──────── Data provided
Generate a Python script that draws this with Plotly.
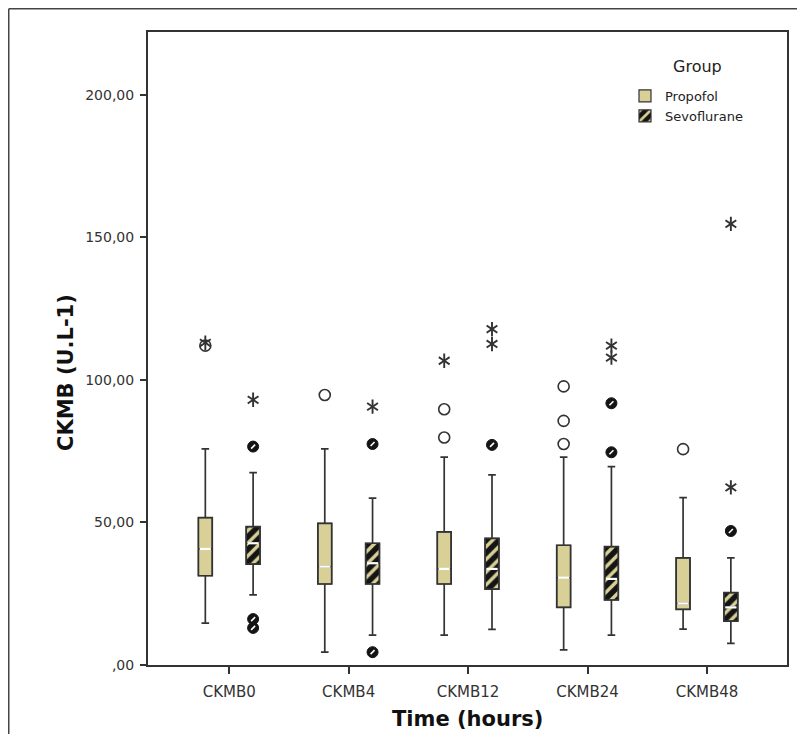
import plotly.graph_objects as go

# ---------------- data ----------------
categories = ["CKMB0", "CKMB4", "CKMB12", "CKMB24", "CKMB48"]
groups = ["Propofol", "Sevoflurane"]

prop_lower = [14.7, 4.5, 10.5, 5.3, 12.6]
prop_q1 = [31.3, 28.4, 28.4, 20.2, 19.5]
prop_median = [40.7, 34.5, 33.7, 30.6, 21.6]
prop_q3 = [51.7, 49.7, 46.7, 42.0, 37.6]
prop_upper = [75.8, 75.8, 72.9, 72.9, 58.7]
prop_circles = [[112.0], [94.7], [89.7, 79.8], [97.7, 85.6, 77.5], [75.7]]
prop_stars = [[113.0], [], [106.7], [], []]

sevo_lower = [24.6, 10.5, 12.5, 10.5, 7.6]
sevo_q1 = [35.4, 28.4, 26.6, 22.8, 15.4]
sevo_median = [42.7, 35.7, 33.7, 30.2, 20.2]
sevo_q3 = [48.5, 42.7, 44.4, 41.5, 25.4]
sevo_upper = [67.5, 58.5, 66.7, 69.6, 37.6]
sevo_circles = [[76.6, 16.1, 13.0], [77.5, 4.5], [77.2], [91.8, 74.6], [47.0]]
sevo_stars = [[93.0], [90.6], [117.8, 112.6], [112.0, 107.8], [154.7, 62.3]]

y_tickvals = [0, 50, 100, 150, 200]
y_ticktext = [",00", "50,00", "100,00", "150,00", "200,00"]

# ---------------- styling ----------------
TAN = "#d8d097"
DARK = "#141414"
LINE = "#333333"
FONT = "DejaVu Sans"
OFFSET = 0.2
BOXW = 0.116

fig = go.Figure()


def flat(lists, off):
    xs, ys = [], []
    for i, vals in enumerate(lists):
        for v in vals:
            xs.append(i + off)
            ys.append(v)
    return xs, ys


series = [
    ("Propofol", -OFFSET, prop_lower, prop_q1, prop_median, prop_q3, prop_upper,
     prop_circles, prop_stars, False),
    ("Sevoflurane", OFFSET, sevo_lower, sevo_q1, sevo_median, sevo_q3, sevo_upper,
     sevo_circles, sevo_stars, True),
]

for name, off, lo, q1, med, q3, up, circ, stars, striped in series:
    xpos = [i + off for i in range(len(categories))]
    if striped:
        marker = dict(color=DARK,
                      pattern=dict(shape="/", fgcolor=TAN, bgcolor=DARK,
                                   size=9, solidity=0.38, fillmode="replace"),
                      line=dict(color=LINE, width=1.2))
    else:
        marker = dict(color=TAN, line=dict(color=LINE, width=1.2))
    fig.add_trace(go.Bar(
        x=xpos, base=q1, y=[b - a for a, b in zip(q1, q3)], width=BOXW,
        marker=marker, name=name, showlegend=True, hoverinfo="skip"))
    fig.add_trace(go.Box(
        x=xpos, q1=q1, median=med, q3=q3, lowerfence=lo, upperfence=up,
        width=BOXW, whiskerwidth=0.55, fillcolor="rgba(0,0,0,0)",
        line=dict(color=LINE, width=1.7), showlegend=False, name=name,
        boxpoints=False, hoverinfo="skip"))
    fig.add_trace(go.Scatter(
        x=xpos, y=med, mode="markers", showlegend=False, hoverinfo="skip",
        marker=dict(symbol="line-ew", size=8, color="white",
                    line=dict(color="white", width=2.2))))
    cx, cy = flat(circ, off)
    if striped:
        fig.add_trace(go.Scatter(
            x=cx, y=cy, mode="markers", showlegend=False,
            marker=dict(symbol="circle", size=11, color=DARK,
                        line=dict(color=DARK, width=1))))
        fig.add_trace(go.Scatter(
            x=cx, y=cy, mode="markers", showlegend=False, hoverinfo="skip",
            marker=dict(symbol="line-ne", size=4, color="white",
                        line=dict(color="white", width=1.6))))
    else:
        fig.add_trace(go.Scatter(
            x=cx, y=cy, mode="markers", showlegend=False,
            marker=dict(symbol="circle", size=11, color="white",
                        line=dict(color=LINE, width=1.6))))
    sx, sy = flat(stars, off)
    for sym in ("y-up-open", "y-down-open"):
        fig.add_trace(go.Scatter(
            x=sx, y=sy, mode="markers", showlegend=False, hoverinfo="skip",
            marker=dict(symbol=sym, size=9, color=LINE,
                        line=dict(color=LINE, width=1.9))))

# page body has an 8px margin: work in reference-pixel coordinates and shift
OX, OY = 8, 8
PL, PT, PR, PB = 148, 32, 787, 665          # plot area in reference pixels
W, H = 805 - 2 * OX, 742 - 2 * OY
L, T = PL - OX, PT - OY
R, B = W - (PR - OX), H - (PB - OY)
pw, ph = PR - PL, PB - PT


def px_x(p):
    return (p - PL) / pw


def px_y(p):
    return (PB - p) / ph


fig.update_layout(
    width=W, height=H,
    margin=dict(l=L, r=R, t=T, b=B, autoexpand=False),
    paper_bgcolor="white", plot_bgcolor="white",
    barmode="overlay", boxmode="overlay",
    font=dict(family=FONT, color=LINE, size=14),
    legend=dict(
        x=px_x(625), y=px_y(81), xanchor="left", yanchor="top",
        bgcolor="rgba(0,0,0,0)",
        font=dict(family=FONT, size=13, color="#222"),
        itemwidth=30, tracegroupgap=0,
    ),
    xaxis=dict(
        range=[-0.68, 4.67], tickmode="array",
        tickvals=list(range(len(categories))), ticktext=categories,
        showgrid=False, zeroline=False,
        showline=True, linecolor=LINE, linewidth=2, mirror=True,
        ticks="outside", ticklen=7, tickwidth=1.5, tickcolor=LINE,
        ticklabelstandoff=5,
        tickfont=dict(family=FONT, size=15, color="#333"),
    ),
    yaxis=dict(
        range=[0, 222], tickmode="array",
        tickvals=y_tickvals, ticktext=y_ticktext,
        showgrid=False, zeroline=False,
        showline=True, linecolor=LINE, linewidth=2, mirror=True,
        ticks="outside", ticklen=6, tickwidth=1.5, tickcolor=LINE,
        ticklabelstandoff=3,
        tickfont=dict(family=FONT, size=14, color="#333"),
    ),
    annotations=[
        dict(text="Group", xref="paper", yref="paper",
             x=px_x(697), y=px_y(66), xanchor="center", yanchor="middle",
             showarrow=False, font=dict(family=FONT, size=16, color="#222")),
        dict(text="<b>Time (hours)</b>", xref="paper", yref="paper",
             x=0.5, y=px_y(719), xanchor="center", yanchor="middle",
             showarrow=False, font=dict(family=FONT, size=21, color="#111")),
        dict(text="<b>CKMB (U.L-1)</b>", xref="paper", yref="paper",
             x=px_x(66), y=px_y(373), xanchor="center", yanchor="middle",
             textangle=-90, showarrow=False,
             font=dict(family=FONT, size=21, color="#111")),
    ],
    shapes=[
        dict(type="line", xref="paper", yref="paper",
             x0=px_x(OX + 0.75), x1=px_x(805), y0=px_y(OY + 0.75), y1=px_y(OY + 0.75),
             line=dict(color="#444", width=1.5)),
        dict(type="line", xref="paper", yref="paper",
             x0=px_x(OX + 0.75), x1=px_x(OX + 0.75), y0=px_y(OY + 0.75), y1=px_y(OY + H),
             line=dict(color="#444", width=1.5)),
    ],
)

fig.write_html("out.html")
────────────────
Starting with the first line of the data above and ending with the line containing "fig = go.Figure()", please restate every line exactly, leaving images out.

Generate a Python script that draws this with Plotly.
import plotly.graph_objects as go

# ---------------- data ----------------
categories = ["CKMB0", "CKMB4", "CKMB12", "CKMB24", "CKMB48"]
groups = ["Propofol", "Sevoflurane"]

prop_lower = [14.7, 4.5, 10.5, 5.3, 12.6]
prop_q1 = [31.3, 28.4, 28.4, 20.2, 19.5]
prop_median = [40.7, 34.5, 33.7, 30.6, 21.6]
prop_q3 = [51.7, 49.7, 46.7, 42.0, 37.6]
prop_upper = [75.8, 75.8, 72.9, 72.9, 58.7]
prop_circles = [[112.0], [94.7], [89.7, 79.8], [97.7, 85.6, 77.5], [75.7]]
prop_stars = [[113.0], [], [106.7], [], []]

sevo_lower = [24.6, 10.5, 12.5, 10.5, 7.6]
sevo_q1 = [35.4, 28.4, 26.6, 22.8, 15.4]
sevo_median = [42.7, 35.7, 33.7, 30.2, 20.2]
sevo_q3 = [48.5, 42.7, 44.4, 41.5, 25.4]
sevo_upper = [67.5, 58.5, 66.7, 69.6, 37.6]
sevo_circles = [[76.6, 16.1, 13.0], [77.5, 4.5], [77.2], [91.8, 74.6], [47.0]]
sevo_stars = [[93.0], [90.6], [117.8, 112.6], [112.0, 107.8], [154.7, 62.3]]

y_tickvals = [0, 50, 100, 150, 200]
y_ticktext = [",00", "50,00", "100,00", "150,00", "200,00"]

# ---------------- styling ----------------
TAN = "#d8d097"
DARK = "#141414"
LINE = "#333333"
FONT = "DejaVu Sans"
OFFSET = 0.2
BOXW = 0.116

fig = go.Figure()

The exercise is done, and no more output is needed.